Un musicien célèbre, grand compositeur, fut attaqué d'une fièvre qui ayant toujours augmenté, devint continue avec des redoublements. Le septième jour il tomba dans un délire violent et presque continu, accompagné de cris, de larmes, de terreurs, et d'une insomnie perpétuelle. Le troisième jour de son délire, un de ces coups d'instinct que l'on dit qui font chercher aux animaux malades les herbes qui leur sont propres, lui fit demander à entendre un petit concert dans sa chambre. Son médecin n'y consentit qu'avec beaucoup de peine ; cependant on lui chanta des cantates de Bernier ; dès les premiers accords qu'il entendit, son visage prit un air serein, ses yeux furent tranquilles, les convulsions cessèrent absolument, il versa des larmes de plaisir, et eut alors pour la Musique une sensibilité qu'il n'avait jamais éprouvée, et qu'il n'éprouva point depuis. Il fut sans fièvre durant tout le concert ; et dès qu'on l'eut fini, il retomba dans son premier état. On ne manqua pas de revenir à un remède dont le succès avait été si imprévu et si heureux. La fièvre et le délire étaient toujours suspendus pendant les concerts ; et la Musique était devenue si nécessaire au malade, que la nuit il faisait chanter et même danser une parente qui le veillait, et à qui son affliction ne permettait guère d'avoir pour son malade la complaisance qu'il en exigeait. Une nuit entr'autres qu'il n'avait auprès de lui que sa garde, qui ne savait qu'un misérable vaudeville, il fut obligé de s'en contenter, et en ressentit quelques effets. Enfin dix jours de Musique le guérirent entièrement, sans autre secours qu'une saignée du pied, qui fut la seconde qu'on lui fit, et qui fut suivie d'une grande évacuation. Voyez TARENTULE.

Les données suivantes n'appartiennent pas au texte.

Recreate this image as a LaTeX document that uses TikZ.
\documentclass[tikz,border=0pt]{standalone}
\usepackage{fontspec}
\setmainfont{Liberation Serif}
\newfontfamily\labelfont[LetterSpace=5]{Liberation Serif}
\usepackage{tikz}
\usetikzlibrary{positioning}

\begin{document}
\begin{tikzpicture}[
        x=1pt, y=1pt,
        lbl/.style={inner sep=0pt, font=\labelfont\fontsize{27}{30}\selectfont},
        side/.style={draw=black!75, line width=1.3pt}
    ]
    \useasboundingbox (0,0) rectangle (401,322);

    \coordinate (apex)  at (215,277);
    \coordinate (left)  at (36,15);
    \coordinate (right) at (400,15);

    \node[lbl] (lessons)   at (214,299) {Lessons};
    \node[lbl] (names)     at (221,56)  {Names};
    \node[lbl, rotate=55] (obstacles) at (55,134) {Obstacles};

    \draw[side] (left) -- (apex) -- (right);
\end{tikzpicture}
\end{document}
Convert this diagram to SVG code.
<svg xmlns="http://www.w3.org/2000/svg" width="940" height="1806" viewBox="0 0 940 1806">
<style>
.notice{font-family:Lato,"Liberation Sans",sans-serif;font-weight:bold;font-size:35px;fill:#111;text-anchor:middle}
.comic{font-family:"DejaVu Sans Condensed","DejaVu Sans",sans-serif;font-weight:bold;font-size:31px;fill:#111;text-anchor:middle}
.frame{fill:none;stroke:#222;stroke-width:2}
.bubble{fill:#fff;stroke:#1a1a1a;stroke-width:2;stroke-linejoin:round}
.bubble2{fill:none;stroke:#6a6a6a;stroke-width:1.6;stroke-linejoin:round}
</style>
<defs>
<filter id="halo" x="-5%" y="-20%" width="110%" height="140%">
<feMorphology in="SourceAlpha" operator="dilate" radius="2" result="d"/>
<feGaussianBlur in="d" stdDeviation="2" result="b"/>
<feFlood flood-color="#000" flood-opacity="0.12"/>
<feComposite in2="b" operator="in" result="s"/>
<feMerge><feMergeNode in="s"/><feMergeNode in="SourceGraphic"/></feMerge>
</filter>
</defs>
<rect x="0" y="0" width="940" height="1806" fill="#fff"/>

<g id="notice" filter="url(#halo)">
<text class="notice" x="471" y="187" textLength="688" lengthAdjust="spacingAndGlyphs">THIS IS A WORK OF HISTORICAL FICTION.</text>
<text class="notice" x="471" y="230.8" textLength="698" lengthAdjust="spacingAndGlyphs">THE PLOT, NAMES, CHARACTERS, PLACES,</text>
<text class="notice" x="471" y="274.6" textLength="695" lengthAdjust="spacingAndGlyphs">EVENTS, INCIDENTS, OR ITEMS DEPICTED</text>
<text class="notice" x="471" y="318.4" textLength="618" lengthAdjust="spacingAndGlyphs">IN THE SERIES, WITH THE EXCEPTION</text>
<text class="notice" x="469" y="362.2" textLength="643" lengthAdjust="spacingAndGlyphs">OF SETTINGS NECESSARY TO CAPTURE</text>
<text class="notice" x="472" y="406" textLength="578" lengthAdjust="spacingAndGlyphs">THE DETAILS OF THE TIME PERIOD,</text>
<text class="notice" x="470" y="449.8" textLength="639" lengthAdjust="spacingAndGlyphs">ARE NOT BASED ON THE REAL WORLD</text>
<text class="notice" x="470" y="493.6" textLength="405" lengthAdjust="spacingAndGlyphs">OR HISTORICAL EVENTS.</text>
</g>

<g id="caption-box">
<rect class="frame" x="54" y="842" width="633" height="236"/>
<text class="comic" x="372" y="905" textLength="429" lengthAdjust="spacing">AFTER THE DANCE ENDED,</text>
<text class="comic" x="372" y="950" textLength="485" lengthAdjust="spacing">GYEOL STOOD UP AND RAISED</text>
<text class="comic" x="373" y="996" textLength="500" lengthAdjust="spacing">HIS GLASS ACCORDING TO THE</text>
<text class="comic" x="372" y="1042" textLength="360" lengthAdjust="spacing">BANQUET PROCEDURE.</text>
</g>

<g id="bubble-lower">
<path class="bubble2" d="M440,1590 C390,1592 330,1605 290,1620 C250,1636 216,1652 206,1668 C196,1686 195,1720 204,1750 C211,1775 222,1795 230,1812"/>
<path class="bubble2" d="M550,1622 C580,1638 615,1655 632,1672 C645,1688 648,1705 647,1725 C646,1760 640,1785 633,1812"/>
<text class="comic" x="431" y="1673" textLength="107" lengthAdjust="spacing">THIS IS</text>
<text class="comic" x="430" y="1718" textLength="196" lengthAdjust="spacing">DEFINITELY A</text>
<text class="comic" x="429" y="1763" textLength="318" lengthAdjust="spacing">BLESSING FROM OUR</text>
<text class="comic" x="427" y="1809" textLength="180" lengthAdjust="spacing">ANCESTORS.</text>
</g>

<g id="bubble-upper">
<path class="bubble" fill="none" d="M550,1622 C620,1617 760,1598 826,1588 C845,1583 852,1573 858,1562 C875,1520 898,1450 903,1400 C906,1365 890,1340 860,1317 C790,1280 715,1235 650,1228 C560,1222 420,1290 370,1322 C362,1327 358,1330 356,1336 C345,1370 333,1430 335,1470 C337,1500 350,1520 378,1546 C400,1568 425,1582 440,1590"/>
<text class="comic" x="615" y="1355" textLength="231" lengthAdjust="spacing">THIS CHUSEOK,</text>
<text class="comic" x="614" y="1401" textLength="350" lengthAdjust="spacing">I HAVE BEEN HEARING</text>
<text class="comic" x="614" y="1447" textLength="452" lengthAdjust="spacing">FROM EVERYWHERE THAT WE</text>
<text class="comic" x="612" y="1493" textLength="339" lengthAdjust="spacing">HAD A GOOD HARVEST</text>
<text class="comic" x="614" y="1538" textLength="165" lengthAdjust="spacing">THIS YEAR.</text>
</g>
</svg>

M. Dodart rapporte ce fait, après l'avoir vérifié. Il ne prétend pas qu'il puisse servir d'exemple ni de règle : mais il est assez curieux de voir comment dans un homme dont la Musique était, pour ainsi dire, devenue l'âme par une longue et continuelle habitude, les concerts ont rendu peu-à-peu aux esprits leur cours naturel. Il n'y a pas d'apparence qu'un peintre put être guéri de même par des tableaux ; la Peinture n'a pas le même pouvoir sur les esprits, et elle ne porterait pas la même impression à l'âme.